Come lei sono numerosi gli italiani, ma anche gli stranieri, che hanno scelto di venire a lavorare in Human Technopole: nel 2021 abbiamo assunto cento persone di 19 nazionalità diverse - età media di 35 anni - e il 63 per cento del personale scientifico arriva dall’estero – la maggior parte per la prima volta.
Le sfide del Covid
Si tratta di un risultato incoraggiante considerato quanto è successo negli ultimi tre anni. Non solo, a causa della pandemia la sfida che affrontiamo è ancora più impegnativa, perché sono aumentate le aspettative verso il progetto di creare in Italia un istituto di ricerca per le scienze della vita competitivo a livello internazionale.
Come tutti, abbiamo avuto le nostre difficoltà: lavorare durante una pandemia, adeguandoci a regole in continua evoluzione che hanno fermato la costruzione dei laboratori, costretto i dipendenti a casa e bloccato i ricercatori all’estero. Fortunatamente gli scienziati sono abituati ad affrontare le avversità e oggi all’ombra dell’Albero della Vita sono attivi nuovi laboratori con strumenti di ricerca all'avanguardia e stanno partendo i primi esperimenti.
Siamo impegnati anche nel fornire opportunità di formazione e di sviluppo scientifico e professionale. Finanziamenti come quelli previsti dall’Early Career Fellowship Programme, in collaborazione con il ministero dell’Università e delle ricerche, ci permettono di sostenere le ambizioni di giovani ricercatori interessati a condurre la propria attività di ricerca in Italia. Grazie a questa iniziativa, cinque giovani italiani rientreranno da Stati Uniti, Austria, Germania e Svizzera per collaborare con istituzioni in tutta Italia.
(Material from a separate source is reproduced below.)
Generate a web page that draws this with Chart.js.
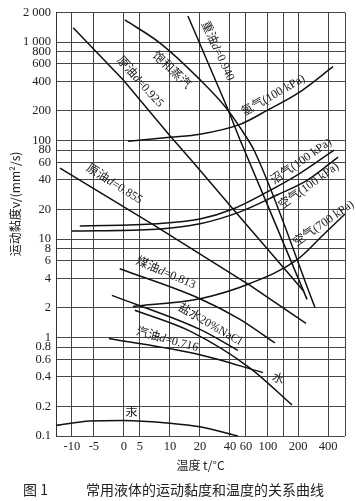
<!DOCTYPE html>
<html><head><meta charset="utf-8">
<script src="https://cdn.jsdelivr.net/npm/chart.js@4/dist/chart.umd.min.js"></script>
<style>html,body{margin:0;padding:0;background:#fff;}canvas{display:block;}</style>
</head><body>
<canvas id="c" width="356" height="501"></canvas>
<script>
// ---- axis definitions ----
const xTickTemps  = [-10, -5, 0, 5, 10, 20, 40, 60, 100, 150, 200, 400];
const xTickLabels = ['-10', '-5', '0', '5', '10', '20', '40', '60', '100', '', '200', '400'];
// relative spacing of the temperature rules on the graph paper (non-uniform chart scale)
const xAxisStretch = [0, 22, 52, 68, 98, 128, 158, 174, 196, 211, 226, 256];
const xRange = [-13.6, 513];

const yTicks      = [0.1, 0.2, 0.4, 0.6, 0.8, 1, 2, 4, 6, 8, 10, 20, 40, 60, 80, 100, 200, 400, 600, 800, 1000, 2000];
const yTickLabels = ['0.1','0.2','0.4','0.6','0.8','1','2','4','6','8','10','20','40','60','80','100','200','400','600','800','1 000','2 000'];

// ---- series: [temperature °C, kinematic viscosity mm²/s] ----
const crudeOil0925 = [[-9.7, 1400], [-0.1, 413], [10, 112], [17.8, 60], [43.8, 20.2], [240, 2.94]];
const heavyOil0940 = [[16, 1840], [38.7, 207], [52.5, 102], [100, 21.6], [260, 2.44]];
const satSteam     = [[0.3, 1680], [8.3, 984], [20, 416], [36.7, 222], [52.5, 136], [76.4, 76.2], [313, 2.02]];
const hydrogen100  = [[1.3, 98.4], [10, 108], [20, 116], [52.5, 146], [100, 205], [200, 303], [433, 563]];
const biogas100    = [[-8.2, 13.6], [7.8, 14.3], [20, 16], [43.8, 20.2], [98, 30], [197, 44.6], [440, 80]];
const air100       = [[-10, 12.1], [7.8, 12.6], [20, 14.3], [52.5, 18.9], [130, 28], [260, 39.4], [467, 68]];
const crudeOil0855 = [[-12.7, 52.5], [7.2, 14], [67.3, 3.38], [253, 1.39]];
const air700       = [[2.8, 2.07], [20, 2.48], [67.3, 3.54], [197, 6.18], [367, 11], [513, 18]];
const kerosene0813 = [[-0.7, 5.0], [20, 2.48], [52.5, 1.53], [123, 0.88]];
const brine20      = [[-2, 2.68], [20, 1.21], [50, 0.74]];
const water        = [[3.4, 1.89], [16.7, 1.16], [67.3, 0.49], [180, 0.207]];
const gasoline0716 = [[-2.5, 0.98], [20, 0.67], [91, 0.44]];
const mercury      = [[-13.6, 0.128], [-5.9, 0.142], [-0.2, 0.144], [10, 0.135], [20, 0.124], [50, 0.1]];

const seriesList = [
  {name: '原油d=0.925', data: crudeOil0925, smooth: false},
  {name: '重油d=0.940', data: heavyOil0940, smooth: false},
  {name: '饱和蒸汽', data: satSteam, smooth: true},
  {name: '氢气(100 kPa)', data: hydrogen100, smooth: true},
  {name: '沼气(100 kPa)', data: biogas100, smooth: true},
  {name: '空气(100 kPa)', data: air100, smooth: true},
  {name: '原油d=0.855', data: crudeOil0855, smooth: false},
  {name: '空气(700 kPa)', data: air700, smooth: true},
  {name: '煤油d=0.813', data: kerosene0813, smooth: true},
  {name: '盐水20%NaCl', data: brine20, smooth: true},
  {name: '水', data: water, smooth: true},
  {name: '汽油d=0.716', data: gasoline0716, smooth: true},
  {name: '汞', data: mercury, smooth: true}
];

// curve annotations anchored in data units
const curveLabels = [
  {text: '原油d=0.925', t: 5.0, v: 394, angle: 48},
  {text: '饱和蒸汽', t: 10.5, v: 517, angle: 43},
  {text: '重油d=0.940', t: 31.7, v: 811, angle: 65},
  {text: '氢气(100 kPa)', t: 118, v: 287, angle: -30},
  {text: '原油d=0.855', t: -1.6, v: 36.1, angle: 32},
  {text: '沼气(100 kPa)', t: 222, v: 61.4, angle: -35},
  {text: '空气(100 kPa)', t: 273, v: 34.5, angle: -36},
  {text: '空气(700 kPa)', t: 371, v: 14.4, angle: -35},
  {text: '煤油d=0.813', t: 9.3, v: 4.51, angle: 23},
  {text: '盐水20%NaCl', t: 26.7, v: 1.35, angle: 30},
  {text: '汽油d=0.716', t: 9.55, v: 0.948, angle: 15},
  {text: '水', t: 133, v: 0.379, angle: 20},
  {text: '汞', t: 2.4, v: 0.173, angle: 0}
];

const SERIF = "'Liberation Serif', 'Noto Sans CJK SC', serif";
const CJK = "'Noto Sans CJK SC', 'Liberation Serif', sans-serif";

// ---- custom non-uniform temperature scale ----
function toUnit(t) {
  const T = xTickTemps, U = xAxisStretch, n = T.length;
  let i = 0;
  if (t <= T[0]) i = 0;
  else if (t >= T[n - 1]) i = n - 2;
  else { while (t > T[i + 1]) i++; }
  return U[i] + (t - T[i]) * (U[i + 1] - U[i]) / (T[i + 1] - T[i]);
}
function fromUnit(u) {
  const T = xTickTemps, U = xAxisStretch, n = U.length;
  let i = 0;
  if (u <= U[0]) i = 0;
  else if (u >= U[n - 1]) i = n - 2;
  else { while (u > U[i + 1]) i++; }
  return T[i] + (u - U[i]) * (T[i + 1] - T[i]) / (U[i + 1] - U[i]);
}
class StretchScale extends Chart.LinearScale {
  buildTicks() {
    return [this.min, ...xTickTemps, this.max].map(v => ({value: v}));
  }
  getPixelForValue(value) {
    const a = toUnit(this.min), b = toUnit(this.max);
    return this.getPixelForDecimal((toUnit(value) - a) / (b - a));
  }
  getValueForPixel(pixel) {
    const a = toUnit(this.min), b = toUnit(this.max);
    return fromUnit(a + this.getDecimalForPixel(pixel) * (b - a));
  }
}
StretchScale.id = 'stretch';
StretchScale.defaults = Chart.LinearScale.defaults;
Chart.register(StretchScale);

function drawMixed(ctx, text, size) {
  // 'd' drawn in italic, rest upright, centred at origin
  const runs = [];
  for (const ch of text) {
    const it = ch === 'd';
    if (runs.length && runs[runs.length - 1].it === it) runs[runs.length - 1].s += ch;
    else runs.push({it, s: ch});
  }
  const fontOf = r => (r.it ? 'italic ' : '') + size + 'px ' + SERIF;
  let total = 0;
  runs.forEach(r => { ctx.font = fontOf(r); r.w = ctx.measureText(r.s).width; total += r.w; });
  let x = -total / 2;
  ctx.textAlign = 'left';
  ctx.textBaseline = 'middle';
  runs.forEach(r => { ctx.font = fontOf(r); ctx.fillText(r.s, x, 0); x += r.w; });
}

const annotate = {
  id: 'annotate',
  beforeDraw(chart) {
    const c = chart.ctx;
    c.save(); c.fillStyle = '#fff'; c.fillRect(0, 0, chart.width, chart.height); c.restore();
  },
  afterDatasetsDraw(chart) {
    const {ctx, scales: {x, y}} = chart;
    ctx.save();
    ctx.fillStyle = '#1a1a1a';
    curveLabels.forEach(l => {
      ctx.save();
      ctx.translate(x.getPixelForValue(l.t), y.getPixelForValue(l.v));
      ctx.rotate(l.angle * Math.PI / 180);
      drawMixed(ctx, l.text, 12);
      ctx.restore();
    });
    ctx.restore();
  },
  afterDraw(chart) {
    const ctx = chart.ctx;
    ctx.save();
    ctx.fillStyle = '#222';
    // y-axis title
    ctx.save();
    ctx.translate(15, 204);
    ctx.rotate(-Math.PI / 2);
    ctx.font = '12px ' + CJK;
    ctx.textAlign = 'center';
    ctx.textBaseline = 'middle';
    ctx.fillText('运动黏度ν/(mm²/s)', 0, 0);
    ctx.restore();
    // caption
    ctx.font = '14px ' + CJK;
    ctx.textBaseline = 'middle';
    ctx.textAlign = 'left';
    ctx.fillText('图 1', 23, 490);
    ctx.fillText('常用液体的运动黏度和温度的关系曲线', 86, 490);
    ctx.restore();
  }
};

new Chart(document.getElementById('c'), {
  type: 'line',
  data: {
    datasets: seriesList.map(s => ({
      label: s.name,
      data: s.data.map(p => ({x: p[0], y: p[1]})),
      borderColor: '#111',
      borderWidth: 1.5,
      pointRadius: 0,
      fill: false,
      tension: s.smooth ? 0.4 : 0,
      cubicInterpolationMode: s.smooth ? 'monotone' : 'default'
    }))
  },
  options: {
    responsive: false,
    animation: false,
    devicePixelRatio: 1,
    layout: {padding: {left: 0, right: 11, top: 10, bottom: 25}},
    plugins: {legend: {display: false}, tooltip: {enabled: false}},
    scales: {
      x: {
        type: 'stretch',
        min: xRange[0], max: xRange[1],
        afterFit: s => { s.height = 40; },
        grid: {color: '#444', lineWidth: 1, drawTicks: false},
        border: {display: false},
        ticks: {
          autoSkip: false, maxRotation: 0, padding: 3, color: '#222',
          font: {family: SERIF, size: 12.5},
          callback: (v, i) => (i === 0 || i > xTickLabels.length) ? '' : xTickLabels[i - 1]
        },
        title: {display: true, text: '温度 t/°C', color: '#222', font: {family: CJK, size: 12}, padding: {top: 0, bottom: 3}}
      },
      y: {
        type: 'logarithmic',
        min: 0.1, max: 2000,
        afterFit: s => { s.width = 56; },
        afterBuildTicks: s => { s.ticks = yTicks.map(v => ({value: v})); },
        grid: {color: '#444', lineWidth: 1, drawTicks: false},
        border: {display: true, color: '#333', width: 1},
        ticks: {
          autoSkip: false, padding: 5, color: '#222',
          font: {family: SERIF, size: 12.5},
          callback: (v, i) => yTickLabels[i]
        },
        title: {display: false}
      }
    }
  },
  plugins: [annotate]
});
</script>
</body></html>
Una seconda edizione del programma è in corso.
Ci sono anche molti altri segnali incoraggianti dal sistema ricerca italiano: ad esempio, che quest’anno l’Italia primeggi, a pari merito con il Regno Unito, per i grant Proof of Concept. Questi grant sono assegnati a ricercatori, già vincitori di un Erc, per aiutarli a gestire le prime fasi di commercializzazione dei propri risultati di ricerca. A dimostrazione del fatto che la ricerca svolta in Italia ha un elevato potenziale di trasferimento tecnologico, ovvero la capacità di trasformarsi in un beneficio tangibile per la società e che i ricercatori desiderano sfruttare questo potenziale.
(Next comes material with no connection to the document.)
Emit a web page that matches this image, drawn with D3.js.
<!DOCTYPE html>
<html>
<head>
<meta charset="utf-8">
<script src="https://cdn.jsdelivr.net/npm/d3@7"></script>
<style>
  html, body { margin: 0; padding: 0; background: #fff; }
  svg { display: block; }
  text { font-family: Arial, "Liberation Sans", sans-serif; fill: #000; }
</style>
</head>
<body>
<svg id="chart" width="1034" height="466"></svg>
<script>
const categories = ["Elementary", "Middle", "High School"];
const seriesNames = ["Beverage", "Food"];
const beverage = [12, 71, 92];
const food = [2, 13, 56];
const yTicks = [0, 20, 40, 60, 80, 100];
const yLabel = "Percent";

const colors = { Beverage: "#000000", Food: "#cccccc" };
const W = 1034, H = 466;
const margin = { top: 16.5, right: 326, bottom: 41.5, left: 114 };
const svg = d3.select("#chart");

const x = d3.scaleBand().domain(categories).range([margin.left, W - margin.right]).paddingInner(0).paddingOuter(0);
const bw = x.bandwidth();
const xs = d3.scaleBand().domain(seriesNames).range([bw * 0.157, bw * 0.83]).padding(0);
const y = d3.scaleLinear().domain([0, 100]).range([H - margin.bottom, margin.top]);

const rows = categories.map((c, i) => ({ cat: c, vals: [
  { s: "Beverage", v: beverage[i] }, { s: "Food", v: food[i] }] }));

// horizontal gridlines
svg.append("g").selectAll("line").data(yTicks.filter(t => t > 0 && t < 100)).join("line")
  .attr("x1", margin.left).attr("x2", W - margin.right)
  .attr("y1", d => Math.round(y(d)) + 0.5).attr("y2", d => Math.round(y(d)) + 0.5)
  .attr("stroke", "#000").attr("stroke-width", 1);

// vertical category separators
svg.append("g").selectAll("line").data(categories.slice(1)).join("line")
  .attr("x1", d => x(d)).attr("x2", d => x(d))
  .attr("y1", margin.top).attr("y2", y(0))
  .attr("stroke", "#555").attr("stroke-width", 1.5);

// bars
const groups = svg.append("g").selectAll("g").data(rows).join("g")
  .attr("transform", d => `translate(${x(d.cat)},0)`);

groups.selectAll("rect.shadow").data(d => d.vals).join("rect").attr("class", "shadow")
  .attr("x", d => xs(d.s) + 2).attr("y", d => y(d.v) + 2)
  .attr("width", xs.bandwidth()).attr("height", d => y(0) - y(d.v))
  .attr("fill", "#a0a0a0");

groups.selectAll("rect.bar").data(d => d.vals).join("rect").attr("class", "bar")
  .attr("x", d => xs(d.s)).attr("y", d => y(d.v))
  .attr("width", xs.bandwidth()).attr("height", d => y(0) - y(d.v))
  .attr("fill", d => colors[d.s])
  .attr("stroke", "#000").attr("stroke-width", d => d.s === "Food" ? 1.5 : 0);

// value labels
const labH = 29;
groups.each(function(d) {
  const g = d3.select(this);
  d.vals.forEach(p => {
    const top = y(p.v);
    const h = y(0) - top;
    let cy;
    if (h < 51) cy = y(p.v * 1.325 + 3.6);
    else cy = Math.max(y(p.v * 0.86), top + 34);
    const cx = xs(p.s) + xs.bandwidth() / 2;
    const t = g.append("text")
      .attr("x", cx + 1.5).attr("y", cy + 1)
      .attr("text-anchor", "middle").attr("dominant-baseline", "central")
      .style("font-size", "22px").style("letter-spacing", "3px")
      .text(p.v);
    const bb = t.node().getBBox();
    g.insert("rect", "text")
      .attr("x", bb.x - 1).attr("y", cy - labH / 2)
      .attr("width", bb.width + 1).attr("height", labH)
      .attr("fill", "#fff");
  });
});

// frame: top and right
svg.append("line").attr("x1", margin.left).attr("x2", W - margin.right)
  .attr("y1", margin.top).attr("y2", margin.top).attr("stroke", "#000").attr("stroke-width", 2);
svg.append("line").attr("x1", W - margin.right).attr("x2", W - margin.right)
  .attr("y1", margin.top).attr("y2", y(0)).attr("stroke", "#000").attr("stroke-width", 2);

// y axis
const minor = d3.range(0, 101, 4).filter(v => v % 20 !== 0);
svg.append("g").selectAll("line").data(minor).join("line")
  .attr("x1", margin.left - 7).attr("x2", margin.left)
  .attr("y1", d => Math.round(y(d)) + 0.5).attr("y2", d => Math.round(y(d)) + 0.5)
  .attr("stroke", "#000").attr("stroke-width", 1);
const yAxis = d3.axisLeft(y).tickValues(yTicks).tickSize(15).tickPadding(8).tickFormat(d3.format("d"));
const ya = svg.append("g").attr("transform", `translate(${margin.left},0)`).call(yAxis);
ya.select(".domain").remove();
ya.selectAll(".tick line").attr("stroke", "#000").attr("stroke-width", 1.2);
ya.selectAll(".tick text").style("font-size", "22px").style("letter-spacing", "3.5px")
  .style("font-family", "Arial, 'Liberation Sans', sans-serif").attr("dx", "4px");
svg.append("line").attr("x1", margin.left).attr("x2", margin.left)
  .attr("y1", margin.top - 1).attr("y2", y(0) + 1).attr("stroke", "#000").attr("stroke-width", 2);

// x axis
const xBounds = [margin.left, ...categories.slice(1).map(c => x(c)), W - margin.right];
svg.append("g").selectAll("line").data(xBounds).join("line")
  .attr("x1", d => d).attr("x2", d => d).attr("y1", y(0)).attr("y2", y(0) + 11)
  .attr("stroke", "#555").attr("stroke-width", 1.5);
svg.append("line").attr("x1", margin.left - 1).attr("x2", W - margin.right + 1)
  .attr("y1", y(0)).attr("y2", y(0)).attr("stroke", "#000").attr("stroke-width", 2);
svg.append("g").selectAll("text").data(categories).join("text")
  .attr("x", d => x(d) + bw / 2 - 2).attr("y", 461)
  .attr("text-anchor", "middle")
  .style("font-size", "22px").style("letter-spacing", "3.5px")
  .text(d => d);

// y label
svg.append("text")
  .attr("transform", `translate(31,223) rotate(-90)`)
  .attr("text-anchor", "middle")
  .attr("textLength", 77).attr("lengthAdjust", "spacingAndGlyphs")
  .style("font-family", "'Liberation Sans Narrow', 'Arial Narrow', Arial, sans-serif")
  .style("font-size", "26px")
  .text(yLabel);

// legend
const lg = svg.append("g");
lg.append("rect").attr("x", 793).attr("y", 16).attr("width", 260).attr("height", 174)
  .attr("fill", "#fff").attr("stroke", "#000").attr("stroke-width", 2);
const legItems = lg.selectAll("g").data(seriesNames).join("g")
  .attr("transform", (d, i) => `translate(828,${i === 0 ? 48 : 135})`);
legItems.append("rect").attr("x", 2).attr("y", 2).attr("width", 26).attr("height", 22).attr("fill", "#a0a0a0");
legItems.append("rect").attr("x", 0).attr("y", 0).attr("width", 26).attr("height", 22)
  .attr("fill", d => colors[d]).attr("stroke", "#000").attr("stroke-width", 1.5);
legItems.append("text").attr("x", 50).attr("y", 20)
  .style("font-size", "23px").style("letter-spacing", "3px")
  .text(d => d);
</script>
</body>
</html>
L’Italia è già incredibilmente attraente per gli stranieri e, con qualche sforzo in più, può diventarlo anche per la scienza. Per poter svolgere la propria attività, i ricercatori devono poter contare su finanziamenti affidabili e di lungo periodo, e su opportunità di lavoro competitive a livello internazionale. Si tratta di elementi cruciali per attrarre profili di talento, come dimostrano le nostre assunzioni. I ricercatori di HT sono professionisti altamente qualificati, che hanno lavorato in alcuni dei migliori istituti di ricerca al mondo. Due dei nostri ricercatori più senior hanno vinto grant Erc prima di arrivare in HT e svilupperanno ora a Milano i propri progetti di ricerca.
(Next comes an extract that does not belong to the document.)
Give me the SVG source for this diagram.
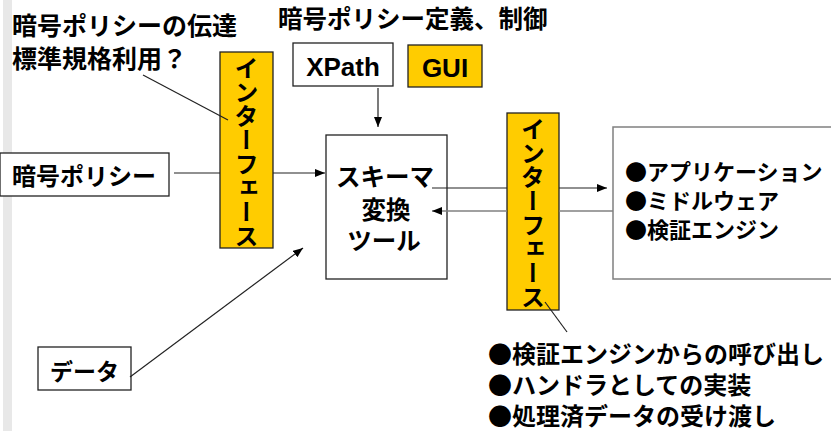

La scienza che conosco è aperta, collaborativa ed inclusiva. L’intenzione, mia e dei miei colleghi, è che nei prossimi anni HT possa rappresentare una storia di successo. Un esempio virtuoso per sostenere il talento e l’ambizione dei giovani ricercatori italiani e attrarre talenti stranieri in un paese che vanta una delle migliori qualità della vita in Europa.